Leave out the pictures and set down exactly the lines from the start of the listing through the one with "const yTitle = 'Número de Espécies';", both included.

START DATA LINES

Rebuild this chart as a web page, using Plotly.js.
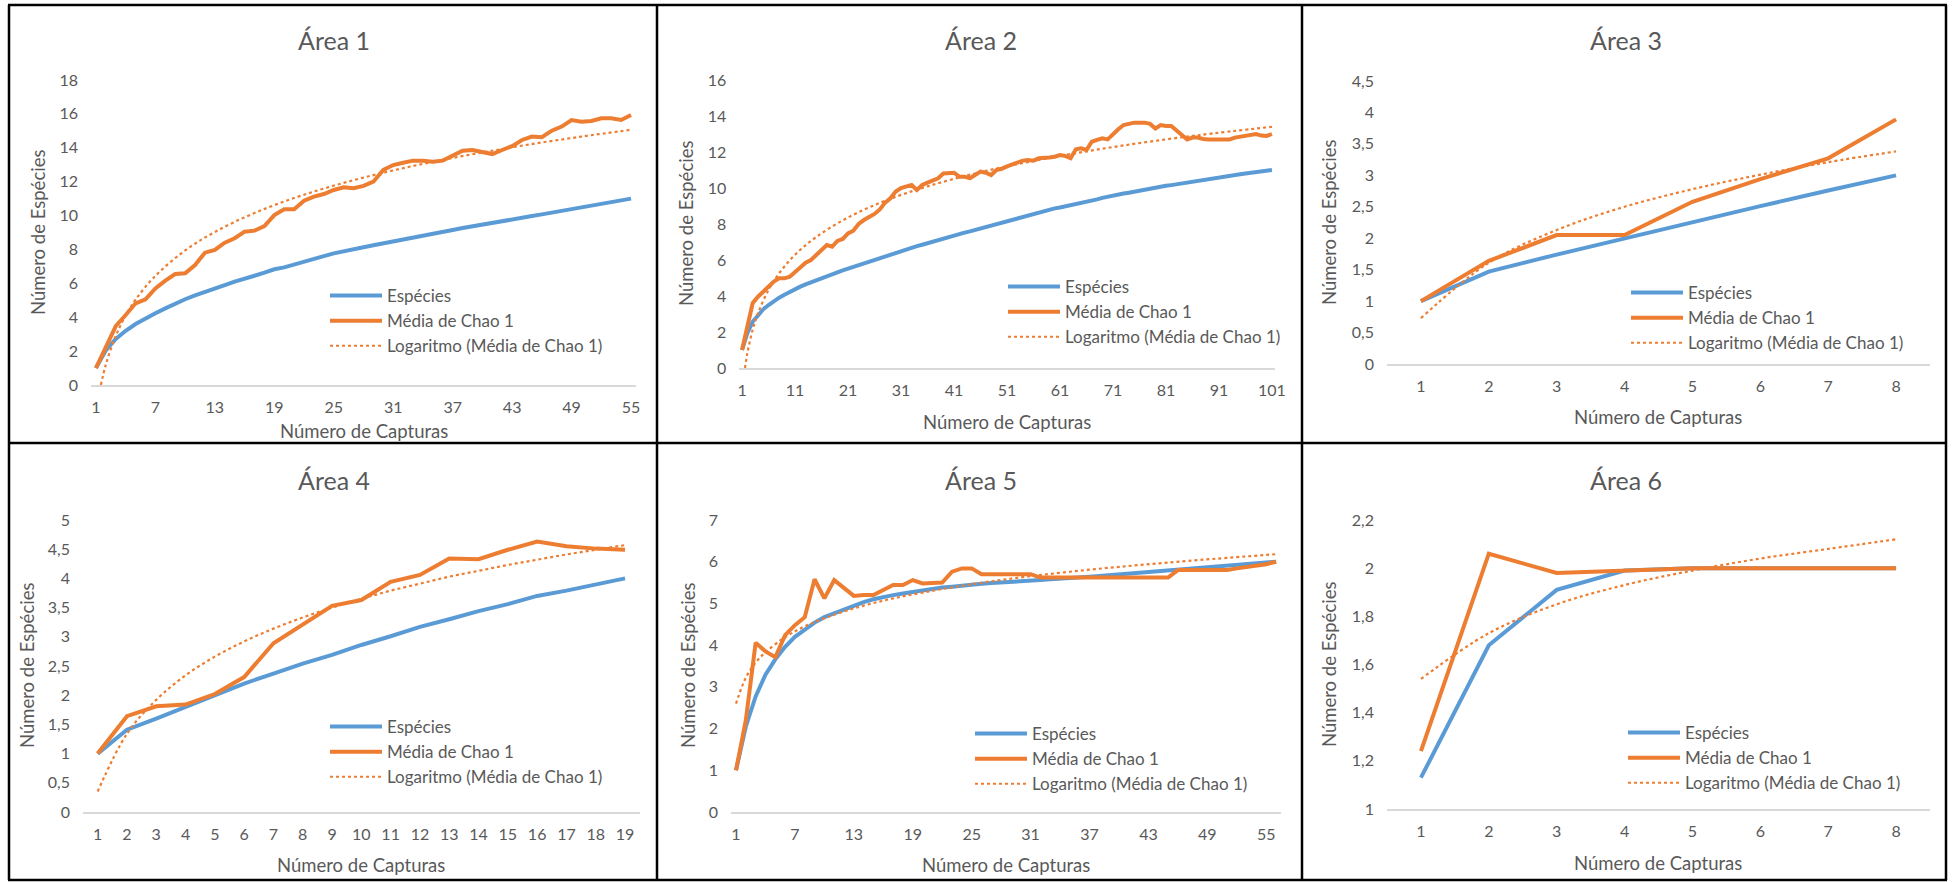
<!DOCTYPE html>
<html><head><meta charset="utf-8">
<script src="https://cdn.plot.ly/plotly-3.0.1.min.js"></script>
<style>html,body{margin:0;padding:0;background:#fff;}#chart{width:1952px;height:882px;}</style>
</head><body><div id="chart"></div>
<script>
// ---------------- DATA ----------------
const seriesNames = ['Espécies', 'Média de Chao 1', 'Logaritmo (Média de Chao 1)'];
const chartTitles = ['Área 1', 'Área 2', 'Área 3', 'Área 4', 'Área 5', 'Área 6'];
const xTitle = 'Número de Capturas';
const yTitle = 'Número de Espécies';

// Área 1
const area1Capturas = [1,2,3,4,5,6,7,8,9,10,11,12,13,14,15,16,17,18,19,20,21,22,23,24,25,26,27,28,29,30,31,32,33,34,35,36,37,38,39,40,41,42,43,44,45,46,47,48,49,50,51,52,53,54,55];
const area1Especies = [1.00,2.05,2.72,3.20,3.60,3.93,4.23,4.52,4.82,5.06,5.29,5.51,5.70,5.90,6.10,6.30,6.45,6.63,6.83,6.94,7.12,7.28,7.46,7.61,7.77,7.91,8.02,8.13,8.25,8.37,8.49,8.60,8.71,8.82,8.93,9.04,9.15,9.26,9.37,9.47,9.57,9.67,9.77,9.87,9.97,10.07,10.17,10.27,10.37,10.47,10.57,10.67,10.77,10.88,11.00];
const area1Chao = [1.00,2.30,3.48,4.13,4.82,5.06,5.70,6.16,6.55,6.59,7.08,7.81,7.97,8.40,8.66,9.05,9.11,9.38,10.03,10.37,10.37,10.88,11.12,11.27,11.51,11.67,11.61,11.75,12.00,12.69,12.98,13.12,13.24,13.24,13.18,13.24,13.52,13.83,13.87,13.77,13.63,13.87,14.10,14.46,14.66,14.62,15.01,15.25,15.64,15.54,15.58,15.74,15.74,15.64,15.94];
const area1LogX = [1.5,2,3,4,5,7,10,13,17,22,28,35,43,50,55];
const area1LogY = [0.00,1.21,2.90,4.10,5.04,6.44,7.94,9.03,10.15,11.23,12.24,13.17,14.03,14.66,15.06];

// Área 2
const area2Capturas = [1,2,3,4,5,6,7,8,9,10,11,12,13,14,15,16,17,18,19,20,21,22,23,24,25,26,27,28,29,30,31,32,33,34,35,36,37,38,39,40,41,42,43,44,45,46,47,48,49,50,51,52,53,54,55,56,57,58,59,60,61,62,63,64,65,66,67,68,69,70,71,72,73,74,75,76,77,78,79,80,81,82,83,84,85,86,87,88,89,90,91,92,93,94,95,96,97,98,99,100,101];
const area2Especies = [1.00,1.93,2.57,2.94,3.26,3.50,3.72,3.91,4.07,4.24,4.39,4.52,4.65,4.77,4.89,5.00,5.11,5.21,5.31,5.42,5.52,5.61,5.70,5.81,5.91,6.00,6.09,6.18,6.28,6.39,6.50,6.60,6.69,6.77,6.85,6.94,7.02,7.11,7.19,7.27,7.35,7.44,7.52,7.59,7.67,7.76,7.85,7.95,8.04,8.12,8.20,8.27,8.35,8.43,8.50,8.58,8.65,8.73,8.80,8.87,8.92,8.98,9.03,9.09,9.15,9.22,9.30,9.37,9.45,9.52,9.58,9.63,9.69,9.74,9.80,9.85,9.91,9.96,10.02,10.07,10.12,10.16,10.21,10.25,10.30,10.35,10.40,10.44,10.49,10.54,10.58,10.63,10.67,10.72,10.76,10.80,10.84,10.89,10.93,10.97,11.00];
const area2Chao = [1.00,2.30,3.60,3.96,4.24,4.48,4.80,4.98,4.98,5.07,5.35,5.63,5.85,6.00,6.28,6.56,6.83,6.74,7.06,7.17,7.48,7.63,8.00,8.22,8.37,8.56,8.81,9.19,9.43,9.80,10.00,10.10,10.17,9.89,10.17,10.30,10.44,10.54,10.81,10.85,10.85,10.63,10.63,10.54,10.72,10.91,10.85,10.72,11.00,11.07,11.20,11.32,11.41,11.52,11.56,11.52,11.65,11.70,11.70,11.74,11.83,11.78,11.65,12.15,12.20,12.11,12.57,12.67,12.76,12.70,13.00,13.26,13.50,13.56,13.63,13.63,13.63,13.56,13.31,13.50,13.44,13.44,13.22,12.94,12.70,12.80,12.80,12.72,12.70,12.70,12.67,12.67,12.70,12.80,12.85,12.91,12.94,13.00,12.91,12.89,13.00];
const area2LogX = [1.55,2,3,4,6,8,11,15,21,28,36,46,58,72,87,101];
const area2LogY = [0.00,0.82,2.12,3.04,4.34,5.26,6.29,7.28,8.36,9.29,10.09,10.88,11.62,12.32,12.93,13.40];

// Área 3
const area3Capturas = [1,2,3,4,5,6,7,8];
const area3Especies = [1.00,1.47,1.74,2.00,2.26,2.51,2.76,3.00];
const area3Chao = [1.00,1.64,2.05,2.05,2.58,2.94,3.27,3.89];
const area3LogX = [1,2,3,4,5,6,7,8];
const area3LogY = [0.73,1.61,2.13,2.50,2.78,3.01,3.21,3.38];

// Área 4
const area4Capturas = [1,2,3,4,5,6,7,8,9,10,11,12,13,14,15,16,17,18,19];
const area4Especies = [1.00,1.41,1.60,1.80,2.00,2.20,2.37,2.54,2.69,2.86,3.01,3.17,3.30,3.44,3.56,3.70,3.79,3.90,4.00];
const area4Chao = [1.00,1.64,1.81,1.84,2.02,2.31,2.89,3.20,3.53,3.63,3.94,4.06,4.34,4.33,4.49,4.63,4.55,4.51,4.49];
const area4LogX = [1,2,3,4,5,6,7,8,9,10,11,12,13,14,15,16,17,18,19];
const area4LogY = [0.35,1.34,1.92,2.34,2.66,2.92,3.14,3.33,3.50,3.65,3.79,3.91,4.03,4.13,4.23,4.32,4.41,4.49,4.57];

// Área 5
const area5Capturas = [1,2,3,4,5,6,7,8,9,10,11,12,13,14,15,16,17,18,19,20,21,22,23,24,25,26,27,28,29,30,31,32,33,34,35,36,37,38,39,40,41,42,43,44,45,46,47,48,49,50,51,52,53,54,55,56];
const area5Especies = [1.00,2.05,2.77,3.29,3.66,3.96,4.20,4.38,4.54,4.67,4.76,4.86,4.95,5.03,5.10,5.16,5.20,5.24,5.28,5.32,5.35,5.38,5.40,5.43,5.45,5.47,5.49,5.50,5.51,5.53,5.54,5.56,5.58,5.59,5.61,5.63,5.64,5.66,5.68,5.70,5.72,5.74,5.76,5.78,5.80,5.82,5.84,5.86,5.88,5.90,5.91,5.93,5.95,5.97,5.99,6.00];
const area5Chao = [1.00,2.20,4.06,3.85,3.71,4.24,4.48,4.67,5.58,5.12,5.56,5.36,5.18,5.20,5.20,5.32,5.44,5.44,5.56,5.48,5.50,5.50,5.76,5.84,5.84,5.70,5.70,5.70,5.70,5.70,5.70,5.62,5.62,5.62,5.62,5.62,5.62,5.62,5.62,5.62,5.62,5.62,5.62,5.62,5.62,5.80,5.80,5.80,5.80,5.80,5.80,5.84,5.87,5.92,5.94,6.00];
const area5LogX = [1,2,3,4,6,8,11,15,20,27,35,45,56];
const area5LogY = [2.60,3.22,3.58,3.83,4.19,4.45,4.73,5.01,5.26,5.53,5.76,5.98,6.18];

// Área 6
const area6Capturas = [1,2,3,4,5,6,7,8];
const area6Especies = [1.13,1.68,1.91,1.99,2.00,2.00,2.00,2.00];
const area6Chao = [1.24,2.06,1.98,1.99,2.00,2.00,2.00,2.00];
const area6LogX = [1,2,3,4,5,6,7,8];
const area6LogY = [1.54,1.73,1.85,1.93,1.99,2.04,2.08,2.12];

// Tick labels
const area1XTicks = [1,7,13,19,25,31,37,43,49,55];
const area2XTicks = [1,11,21,31,41,51,61,71,81,91,101];
const area3XTicks = [1,2,3,4,5,6,7,8];
const area4XTicks = [1,2,3,4,5,6,7,8,9,10,11,12,13,14,15,16,17,18,19];
const area5XTicks = [1,7,13,19,25,31,37,43,49,55];
const area6XTicks = [1,2,3,4,5,6,7,8];

const area1YTicks = [0,2,4,6,8,10,12,14,16,18];
const area1YLabels = ['0','2','4','6','8','10','12','14','16','18'];
const area2YTicks = [0,2,4,6,8,10,12,14,16];
const area2YLabels = ['0','2','4','6','8','10','12','14','16'];
const area3YTicks = [0,0.5,1,1.5,2,2.5,3,3.5,4,4.5];
const area3YLabels = ['0','0,5','1','1,5','2','2,5','3','3,5','4','4,5'];
const area4YTicks = [0,0.5,1,1.5,2,2.5,3,3.5,4,4.5,5];
const area4YLabels = ['0','0,5','1','1,5','2','2,5','3','3,5','4','4,5','5'];
const area5YTicks = [0,1,2,3,4,5,6,7];
const area5YLabels = ['0','1','2','3','4','5','6','7'];
const area6YTicks = [1,1.2,1.4,1.6,1.8,2,2.2];
const area6YLabels = ['1','1,2','1,4','1,6','1,8','2','2,2'];

// ---------------- LAYOUT ----------------
const W = 1952, H = 882;
const BLUE = '#5B9BD5', ORANGE = '#ED7D31', TXT = '#595959', AXIS = '#D9D9D9';
const FONT = 'Lato, "Open Sans", sans-serif';
const px = v => v / W;
const py = v => 1 - v / H;

const panels = [
  {cap:area1Capturas, sp:area1Especies, ch:area1Chao, lx:area1LogX, ly:area1LogY, xt:area1XTicks, yt:area1YTicks, yl:area1YLabels,
   xr:[0.5,55.5], yr:[0,18], box:[91,636,80,385], title:[334,40], xtl:[364,431], ytl:[38,233], leg:[325,278]},
  {cap:area2Capturas, sp:area2Especies, ch:area2Chao, lx:area2LogX, ly:area2LogY, xt:area2XTicks, yt:area2YTicks, yl:area2YLabels,
   xr:[0.5,101.5], yr:[0,16], box:[739.4,1274.6,80,368], title:[981,40], xtl:[1007,422], ytl:[686,224], leg:[1003,269]},
  {cap:area3Capturas, sp:area3Especies, ch:area3Chao, lx:area3LogX, ly:area3LogY, xt:area3XTicks, yt:area3YTicks, yl:area3YLabels,
   xr:[0.5,8.5], yr:[0,4.5], box:[1387,1930,81,364], title:[1626,40], xtl:[1658,417], ytl:[1329,223], leg:[1626,275]},
  {cap:area4Capturas, sp:area4Especies, ch:area4Chao, lx:area4LogX, ly:area4LogY, xt:area4XTicks, yt:area4YTicks, yl:area4YLabels,
   xr:[0.5,19.5], yr:[0,5], box:[83,639.7,520,812], title:[334,480], xtl:[361,865], ytl:[27,666], leg:[325,709]},
  {cap:area5Capturas, sp:area5Especies, ch:area5Chao, lx:area5LogX, ly:area5LogY, xt:area5XTicks, yt:area5YTicks, yl:area5YLabels,
   xr:[0.5,56.5], yr:[0,7], box:[731.1,1281,520,812], title:[981,480], xtl:[1006,865], ytl:[688,666], leg:[970,716]},
  {cap:area6Capturas, sp:area6Especies, ch:area6Chao, lx:area6LogX, ly:area6LogY, xt:area6XTicks, yt:area6YTicks, yl:area6YLabels,
   xr:[0.5,8.5], yr:[1,2.2], box:[1387,1930,520,809], title:[1626,480], xtl:[1658,863], ytl:[1329,665], leg:[1623,715]}
];

const data = [];
const layout = {
  width: W, height: H,
  margin: {l:0, r:0, t:0, b:0},
  paper_bgcolor: '#ffffff', plot_bgcolor: 'rgba(0,0,0,0)',
  font: {family: FONT, color: TXT, size: 16},
  showlegend: true,
  annotations: [],
  shapes: []
};

panels.forEach((p, i) => {
  const n = i + 1;
  const sfx = n === 1 ? '' : String(n);
  const xa = 'x' + sfx, ya = 'y' + sfx, lg = 'legend' + sfx;
  data.push({x:p.cap, y:p.sp, xaxis:xa, yaxis:ya, legend:lg, name:seriesNames[0], mode:'lines',
             line:{color:BLUE, width:4}, hoverinfo:'x+y'});
  data.push({x:p.cap, y:p.ch, xaxis:xa, yaxis:ya, legend:lg, name:seriesNames[1], mode:'lines',
             line:{color:ORANGE, width:4}, hoverinfo:'x+y'});
  data.push({x:p.lx, y:p.ly, xaxis:xa, yaxis:ya, legend:lg, name:seriesNames[2], mode:'lines',
             line:{color:ORANGE, width:2.2, dash:'dot', shape:'spline'}, hoverinfo:'skip'});

  const b = p.box;
  layout['xaxis' + sfx] = {
    domain:[px(b[0]), px(b[1])], anchor:ya, range:p.xr,
    showline:true, linecolor:AXIS, linewidth:1.5, showgrid:false, zeroline:false,
    ticks:'', tickmode:'array', tickvals:p.xt, ticktext:p.xt.map(String),
    tickfont:{size:16, color:TXT, family:FONT}, ticklabelstandoff:7, fixedrange:true
  };
  layout['yaxis' + sfx] = {
    domain:[py(b[3]), py(b[2])], anchor:xa, range:p.yr,
    showline:false, showgrid:false, zeroline:false,
    ticks:'', tickmode:'array', tickvals:p.yt, ticktext:p.yl,
    tickfont:{size:16, color:TXT, family:FONT}, ticklabelstandoff:12, fixedrange:true
  };
  layout[lg] = {
    x:px(p.leg[0]), y:py(p.leg[1]), xanchor:'left', yanchor:'top',
    bgcolor:'rgba(0,0,0,0)', borderwidth:0, itemwidth:52, traceorder:'normal',
    font:{size:17, color:TXT, family:FONT}
  };
  layout.annotations.push({xref:'paper', yref:'paper', x:px(p.title[0]), y:py(p.title[1]),
    text:chartTitles[i], showarrow:false, xanchor:'center', yanchor:'middle',
    font:{size:25, color:TXT, family:FONT}});
  layout.annotations.push({xref:'paper', yref:'paper', x:px(p.xtl[0]), y:py(p.xtl[1]),
    text:xTitle, showarrow:false, xanchor:'center', yanchor:'middle',
    font:{size:18.5, color:TXT, family:FONT}});
  layout.annotations.push({xref:'paper', yref:'paper', x:px(p.ytl[0]), y:py(p.ytl[1]),
    text:yTitle, showarrow:false, xanchor:'center', yanchor:'middle', textangle:-90,
    font:{size:18.5, color:TXT, family:FONT}});
});

// table borders
const border = (x0, y0, x1, y1) => ({type:'line', xref:'paper', yref:'paper',
  x0:px(x0), y0:py(y0), x1:px(x1), y1:py(y1), line:{color:'#000000', width:2.5}, layer:'above'});
layout.shapes.push(border(8,5,1947,5));
layout.shapes.push(border(8,880,1947,880));
layout.shapes.push(border(9,5,9,880));
layout.shapes.push(border(1946,5,1946,880));
layout.shapes.push(border(657,5,657,880));
layout.shapes.push(border(1302,5,1302,880));
layout.shapes.push(border(8,443,1947,443));

Plotly.newPlot('chart', data, layout, {displayModeBar:false, staticPlot:true});
</script>
</body></html>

END DATA LINES

- **ANSWER IN FULL**:
Rebuild this chart as a web page, using Plotly.js.
<!DOCTYPE html>
<html><head><meta charset="utf-8">
<script src="https://cdn.plot.ly/plotly-3.0.1.min.js"></script>
<style>html,body{margin:0;padding:0;background:#fff;}#chart{width:1952px;height:882px;}</style>
</head><body><div id="chart"></div>
<script>
// ---------------- DATA ----------------
const seriesNames = ['Espécies', 'Média de Chao 1', 'Logaritmo (Média de Chao 1)'];
const chartTitles = ['Área 1', 'Área 2', 'Área 3', 'Área 4', 'Área 5', 'Área 6'];
const xTitle = 'Número de Capturas';
const yTitle = 'Número de Espécies';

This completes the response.